Al contrario de la síntesis renacentista arte-ciencia, y dado que durante el Seicento la ciencia nueva ya tiene sus métodos y campos de investigación, el arte del Barroco -no debiendo cumplir las funciones de instrumento para el conocimiento del mundo- afirma su libertad y la autonomía de sus procesos técnicos, operativos y significativos, respecto a todos los aspectos de la vida, desde la realidad cotidiana al dominio de lo imaginario. Conscientes de ello, los artistas se hicieron intérpretes de la nueva visión del mundo, afrontando el reto artístico con una mentalidad crítica y experimental. En efecto, superada a inicios del Seicento, con Caravaggio y los Carracci, la idea renacentista del arte como sistema de reglas, hacia 1630 los artistas volvieron su atención al quehacer artístico y a los procedimientos técnicos, es decir, a la creatividad entendida como libre imaginación.
La confianza en el ingenio del hombre estimuló al artista barroco a rechazar cualquier actitud dogmática en el campo de la comunicación visual. Se formó, así, una especie de libertinaje del espíritu que, según el teórico Algarotti, se basaba en el conocimiento de que "la verdadera regla es el saber romper las reglas en su tiempo y en su lugar, acomodándose al gusto corriente y al gusto del siglo". Gracias a la tendencia, cada vez mayor, a liberar el arte de las leyes y a reivindicar la autonomía estética y la libertad técnica, la fantasía de artistas como Bernini, Borromini y Da Cortona dio vida a una moderna, casi contemporánea, experimentación formal. Todo artista posee su lenguaje: caída la tesis clásica del arte como imitación, una concepción técnica del hacer artístico toma su puesto.

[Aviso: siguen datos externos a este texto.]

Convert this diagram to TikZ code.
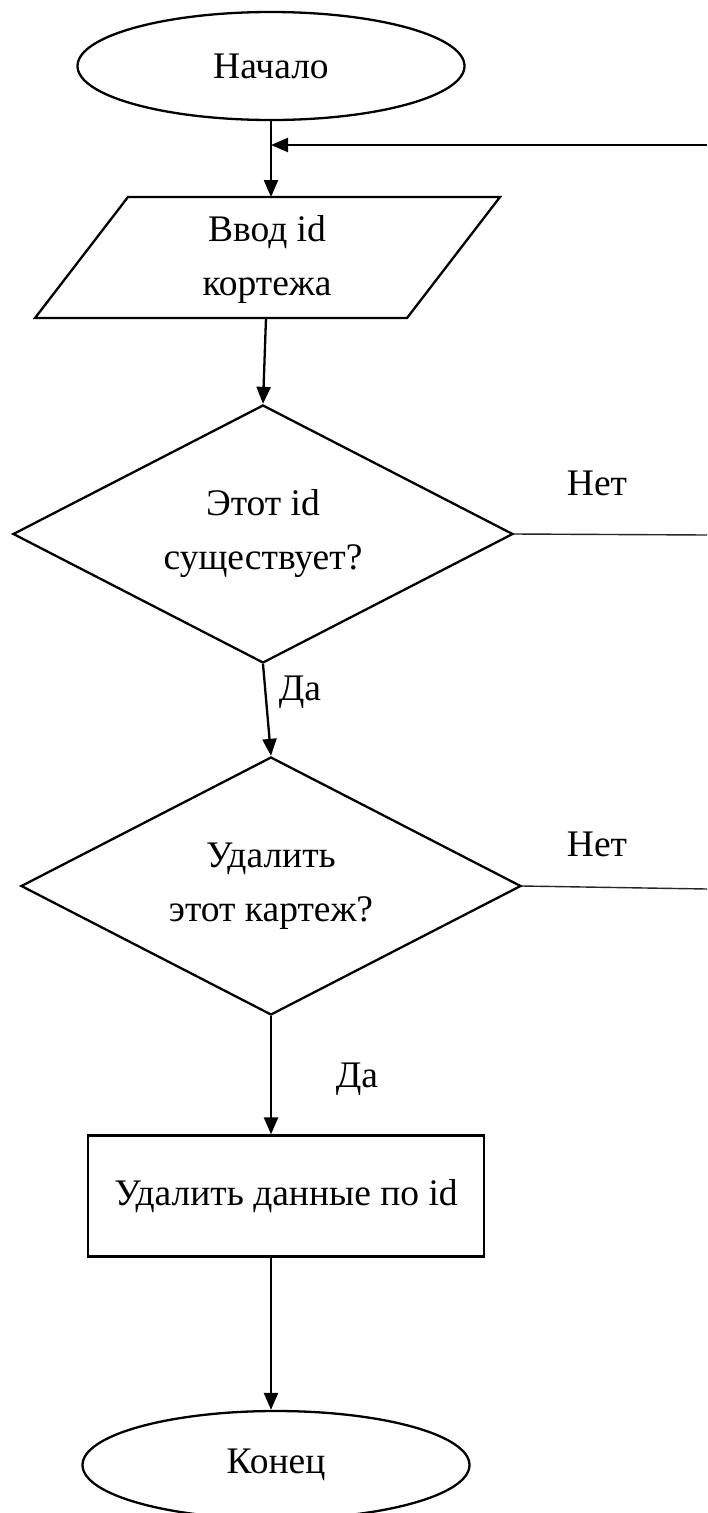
\documentclass[tikz,border=0pt]{standalone}
\usepackage{fontspec}
\setmainfont{Liberation Serif}
\usetikzlibrary{shapes.geometric,arrows.meta}
\begin{document}
\begin{tikzpicture}[x=1pt,y=-1pt,
  shapeline/.style={draw=black,line width=2.3pt},
  txt/.style={font=\fontsize{37.5}{54}\selectfont,align=center},
  term/.style={shapeline,txt,ellipse,minimum width=387pt,minimum height=108pt,inner sep=0pt},
  decision/.style={shapeline,txt,diamond,aspect=2,inner sep=0pt,minimum width=500pt,minimum height=258pt},
  proc/.style={shapeline,txt,rectangle,inner sep=0pt,minimum width=396pt,minimum height=121pt},
  lbl/.style={txt,inner sep=0pt},
  flow/.style={line width=2.3pt,-{Triangle[length=17pt,width=14pt]}},
  noline/.style={line width=1.4pt,draw=black!85}
]
\useasboundingbox (0,0) rectangle (707,1513);
\clip (0,0) rectangle (707,1513);

% terminals, process, decisions
\node[term] (start) at (271,66) {Начало};
\draw[shapeline] (35,318) -- (128,197) -- (500,197) -- (407,318) -- cycle;
\node[lbl] (inp) at (267,259) {Ввод id\\кортежа};
\coordinate (inTop) at (271,197);
\coordinate (inBot) at (266,318);
\node[decision] (d1) at (263,534) {Этот id\\существует?};
\node[decision] (d2) at (271,886) {Удалить\\этот картеж?};
\node[proc] (del) at (286,1196) {Удалить данные по id};
\node[term] (stop) at (276,1465) {Конец};

% right-side loop ends
\coordinate (retIn) at (271,145);
\coordinate (retR) at (707,145);
\coordinate (d1R) at (707,535);
\coordinate (d2R) at (707,889);

% connectors
\draw[flow] (start.south) -- (inTop);
\draw[flow] (retR) -- (retIn);
\draw[flow] (inBot) -- (d1.north);
\draw[noline] (d1.east) -- (d1R);
\draw[flow] (d1.south) -- (d2.north);
\draw[noline] (d2.east) -- (d2R);
\draw[flow] (d2.south) -- (d2.south |- del.north);
\draw[flow] (d2.south |- del.south) -- (d2.south |- stop.north);

% labels
\node[lbl,anchor=base] (no1) at (597,495) {Нет};
\node[lbl,anchor=base] (no2) at (597,856) {Нет};
\node[lbl,anchor=base] (yes1) at (300,700) {Да};
\node[lbl,anchor=base] (yes2) at (357,1087) {Да};
\end{tikzpicture}
\end{document}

Lo testimonian los delirios arquitectónicos y el conocimiento de los materiales de que hace gala Borromini; los virtuosismos técnicos de las esculturas de Bernini; los rápidos y sueltos toques disgregadores de la materia de la factura Serodine.
Lo declara el brotar de la pintura de género: naturaleza muerta, paisaje, caricatura, escenas de vida popular, que se contrapone a la pintura de historia e indica una idea más libre del hecho artístico, ya que la nueva autonomía de indagación incitó a los artistas a experimentar todas las vías cognoscitivas.
Tanto es así que este fenómeno temático y técnico no fue privativo de la pintura, pues afectó a la arquitectura a través de las nuevas tipologías edilicias. Por lo demás, el ilusionismo propuesto por los artistas barrocos para exaltar los valores emotivos y psicológicos de la obra de arte, condujo al reconocimiento de la experiencia sensorial. Esa elección formal respondía a las nuevas funciones sociales del arte. Pero, más aún, a las exigencias de la Iglesia contrarreformista que planteó la necesidad de un lenguaje de la provocación sensorial, ilusionista y espectacular para llegar, en clave emotiva, al colectivo de fieles.
De este modo, la experiencia figurativa fue encaminada a imponer por medio de la ilusión la nueva religiosidad, provocando en el ánimo del observador sentimientos y emociones de fe. Persuasión y fascinación de las almas fueron así los principales signos del nuevo lenguaje barroco. Con todo, junto a la poética de la maravilla, el Seicento también conoció la persistencia de posiciones clasicistas. A principios del siglo, sostenidos por la crítica y por los grandes encargos públicos y privados, los principales representantes del clasicismo gozaron de mucho mayor crédito que los pintores caravaggescos. Incluso, cuando el barroco se afirmó, la Antigüedad y el arte del Cinquecento fueron para artistas como Bernini una inagotable fuente de inspiración. Más que búsqueda de cánones formales o imitación de modelos antiguos, que son también rastreables en las experiencias barrocas, el clasicismo asume las características de un gusto oficial. El patrimonio artístico de la Antigüedad ofrecía, en efecto, todavía particulares modelos expresivos adecuados para expresar la concepción teológica que sancionaba la universalidad de la Iglesia. De este modo, también el espíritu clásico se ponía al servicio de las aspiraciones magnilocuentes del Seicento, complementando a su manera la nueva propaganda psicológica religiosa.